A few weeks ago I told my four sons we were going downtown to march.
I packed the posters I’d made the night before into the back of my SUV and, on Saturday morning, I woke up before sunrise and got my workout in, finished a bibliography that was due for graduate school and made pancakes for breakfast.
My husband took our middle son to a birthday party and gave me a kiss and said "I'm proud of you" as I loaded the other boys and headed downtown. My youngest son thought we were going to a parade and as we approached, he declared it a pink parade with, in his words, "a lot of mommies." My nine-year-old son was proud of the sign he was holding with a silhouette of princess Leia on it and my thirteen-year-old son wanted to hide.
I was raised by Republican parents who loved Ronald Reagan and are both generous and progressive people. Of their three children, I am the only one that has gone to the left side.
It has given me an interesting perspective on politics: I can't generalise a group of Republicans because the people I love most are just that. Sure, we disagree on many things, but one thing we can agree on is showing love instead of hate towards our fellow humans.
Say what you will about Donald Trump, but what I know is that he is the opposite of what I hope my young boys to grow up to be. But, they will figure that out on their own. What matters most to me is this tremendous opportunity I have to be the closest and first idea of what a woman is to four young boys. I'm it. I'm the woman that will form their ideas about what a woman does and what she is capable of.
My actions speak far louder than words ever could. What matters to me is they see a woman who fights for what she wants. A woman who goes back to school at the age of 39 because she wants to advance in her career. A woman who supports other women and does not tear them down. A woman who supports men and does not tear them down. A woman who can simultaneously have everything she wants. A woman who loves not only them, but others as well, fiercely and isn't ashamed to show it.
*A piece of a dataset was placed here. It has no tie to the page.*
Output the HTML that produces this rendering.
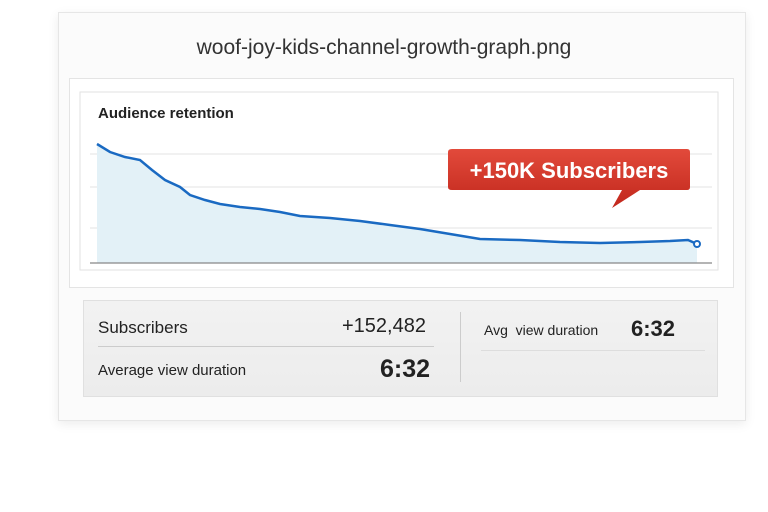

What matters to me isn't that they think like me, it's that they form their own opinions and follow their guts and do what is right—and I'm giving them the tools to do just that by example.
My boys see that their father and I are a team. We respect each other. But more importantly, we respect other people. And someday when they meet their significant other, whether that is a man or woman, we hope they will be lucky enough to find a soul mate.
What matters most to me, is that I'm raising gentleman to be free thinkers and to see all sides of a topic before forming an opinion.
I couldn't have been more proud of them as we marched alongside our mayor and several friends that day. They asked what different signs meant. They asked if I hated Donald Trump. But the best part was that they were curious, and it opened a dialogue that otherwise would have felt forced.
I explained that I don't hate anyone. That every single person deserves love and respect, even if I don't share the same opinions as they do. I love my parents. I love my in-laws and my father-in-law who was an Army Colonel and fought for our freedom. I love my siblings, even though they don't agree with me. Nothing will or can change that. But I'm also not afraid to be the pink sheep in the family. More importantly, I can't sit back and let things happen that I believe are unjust. What matters to me is that they see that if you really want to change something, you have to work hard and not expect someone else to do it.
And at the end of the day, my family still loves me. Just as I will love them.
When we returned home, I couldn’t find the posters that we had made and was disappointed that we had left them at the March. Later that day, I saw that each of them had displayed their poster in their room.
Strong young gentleman in the making.
One poster read Love Trumps Hate, the other read, A Woman's Place is In the ReSistance and the last said Rise Up.
What matters most to me, is raising young men who will remember those exact things.